Spectra of Large Sparse Networks: Nuclear sparsification enables scalable and robust approximation of graph spectra—central to network science and random matrix theory—where classic quadratic-time eigenvalue computations are infeasible (Jin et al., 11 Jun 2024).

5. Statistical and Computational Trade-Offs

Sparse spectral estimation methods require careful balancing of statistical accuracy, algorithmic scalability, and structural assumptions:

Approach	Statistical Regime	Computation / Query Complexity
Thresholded periodogram	$\log p/n \to 0$ ; weak- $\ell_q$	$O(n \log p)$ for evaluation, $O(p^2)$ storage
Functional operator thresholding	$p \gg n$ ; functional dependence	$O(p^2)$ for estimation, depends on discretization granularity
Multi-coset/CS sampling	$s$ -sparsity, $P \gtrsim s\log^4L$	$O(P L)$ (NNLS), with $P \sim 2s$ for recovery
Nuclear sparsification	Arbitrary $n$ ; $O(n/\epsilon^2)$ nonzeros	$O(n/\epsilon^3)$ randomized, $n\,2^{O(1/\epsilon \log(1/\epsilon))}$ deterministic

A fine-grained selection of thresholding parameters, window sizes, and sampling patterns is crucial to achieving optimal rates and sample efficiency. In high-dimensional or functional settings, cross-validation and sample splitting techniques are used to calibrate tuning parameters (Sun et al., 2018, Li et al., 15 Dec 2025). Lower bounds on the number of measurements and sparsifier nonzeros are established for several regimes, confirming the near-optimality of leading algorithms (Jin et al., 11 Jun 2024, Lexa et al., 2011).

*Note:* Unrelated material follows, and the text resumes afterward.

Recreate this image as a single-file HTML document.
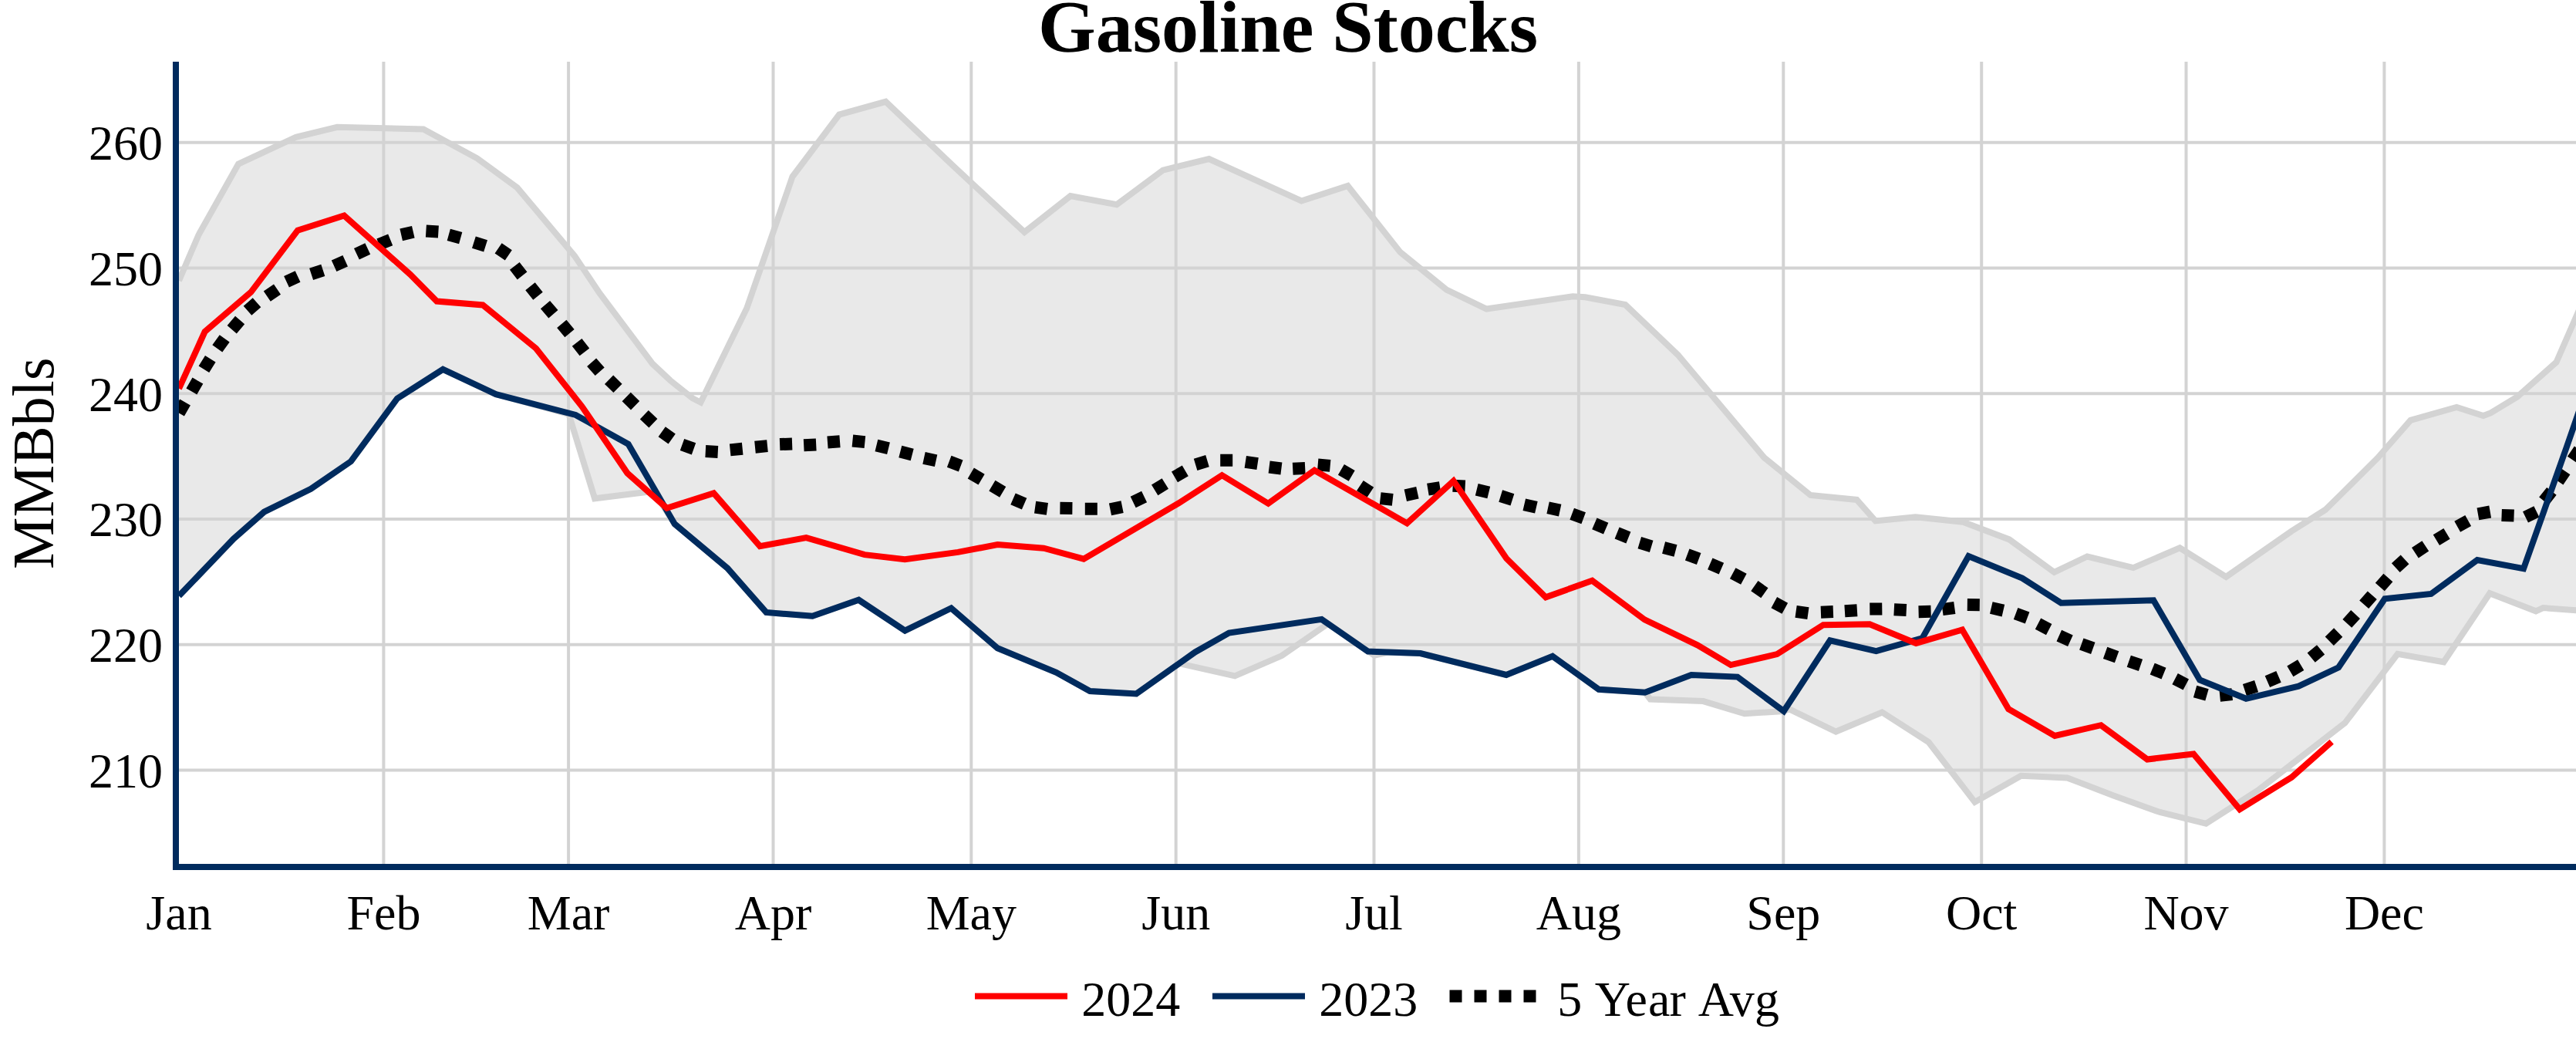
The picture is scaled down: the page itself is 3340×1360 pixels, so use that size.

6. Extensions, Limitations, and Practical Considerations

Sparse spectral density estimation exhibits notable flexibility across models (vector-valued, functional, random matrix, graph, and compressed-sensing scenarios), but also faces multiple modeling and computational challenges:

Threshold selection: While cross-validation and frequency-splitting provide practical solutions, theoretical optimality often depends on advanced knowledge of the underlying sparsity and dependence structures.
Model mis-specification and violations of sparsity: Estimators are robust under approximate sparsity; however, in extremely dense or structurally complex systems, estimator bias can be significant.
Algorithmic limitations: Deterministic algorithms with linear-in- $n$ complexity for spectral estimation incur an exponential-in-accuracy blow-up; efficient spectral sparsification in the spectral norm is impossible in truly sublinear time (Jin et al., 11 Jun 2024).
Functionally observed, noisy, or incomplete data: In functional time series, discrete, noisy curve observations require further nonparametric smoothing and adaptation in thresholding (Li et al., 15 Dec 2025).
Population-averaged vs. instance-specific results: Cavity and replica methods for sparse random matrices are asymptotically exact for large $N$ and tree-like ensembles but rely on population-averaged quantities rather than specific matrix samples (Susca et al., 2021).

A plausible implication is that continued progress in sparse spectral density estimation will require further integration of adaptive, robustness-enhanced thresholding, improved measurement designs, and computational methodologies tailored specifically to the structural and noise properties of targeted application domains.